The #, ~, ., % &, and % d commands flag many files for deletion, based on their file names:

#
Flag all auto-save files (files whose names start and end with ‘#’) for deletion (see Auto Save).
~
Flag all backup files (files whose names end with ‘~’) for deletion (see Backup).
. (Period)
Flag excess numeric backup files for deletion. The oldest and newest few backup files of any one file are exempt; the middle ones are flagged.
% &
Flag for deletion all files with certain kinds of names which suggest you could easily create those files again.
% d regexp RET
Flag for deletion all files whose names match the regular expression regexp.

# (dired-flag-auto-save-files) flags all files whose names look like auto-save files—that is, files whose names begin and end with ‘#’. See Auto Save.

~ (dired-flag-backup-files) flags all files whose names say they are backup files—that is, files whose names end in ‘~’. See Backup.

. (period, dired-clean-directory) flags just some of the backup files for deletion: all but the oldest few and newest few backups of any one file. Normally, the number of newest versions kept for each file is given by the variable dired-kept-versions (not kept-new-versions; that applies only when saving). The number of oldest versions to keep is given by the variable kept-old-versions.

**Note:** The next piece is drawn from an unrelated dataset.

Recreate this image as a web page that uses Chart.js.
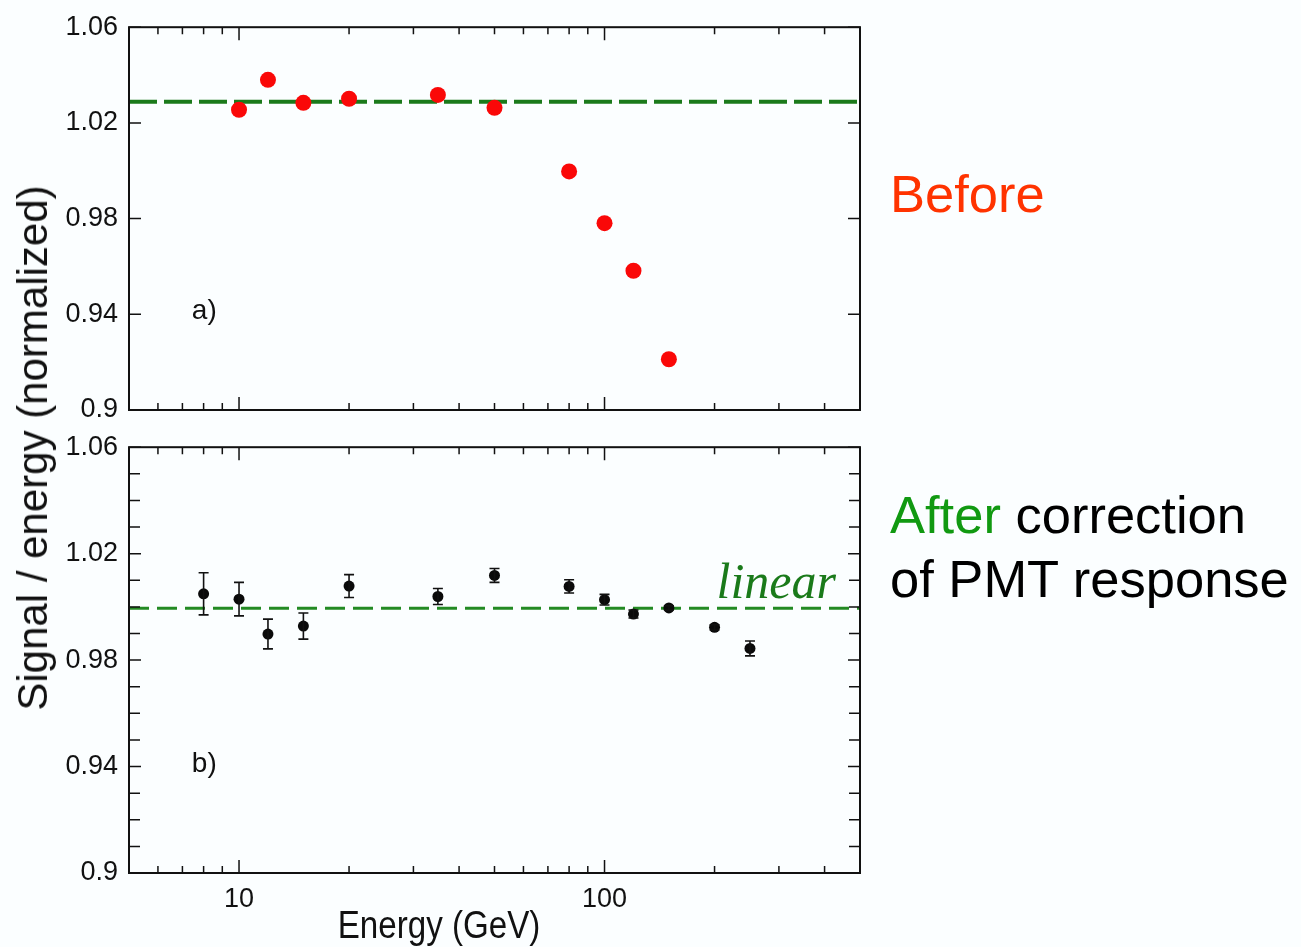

Period with a positive numeric argument, as in C-u 3 ., specifies the number of newest versions to keep, overriding dired-kept-versions. A negative numeric argument overrides kept-old-versions, using minus the value of the argument to specify the number of oldest versions of each file to keep.

% & (dired-flag-garbage-files) flags files whose names match the regular expression specified by the variable dired-garbage-files-regexp. By default, this matches certain files produced by TeX, ‘.bak’ files, and the ‘.orig’ and ‘.rej’ files produced by patch.

% d flags all files whose names match a specified regular expression (dired-flag-files-regexp). Only the non-directory part of the file name is used in matching. You can use ‘^’ and ‘$’ to anchor matches. You can exclude certain subdirectories from marking by hiding them while you use % d. See Hiding Subdirectories.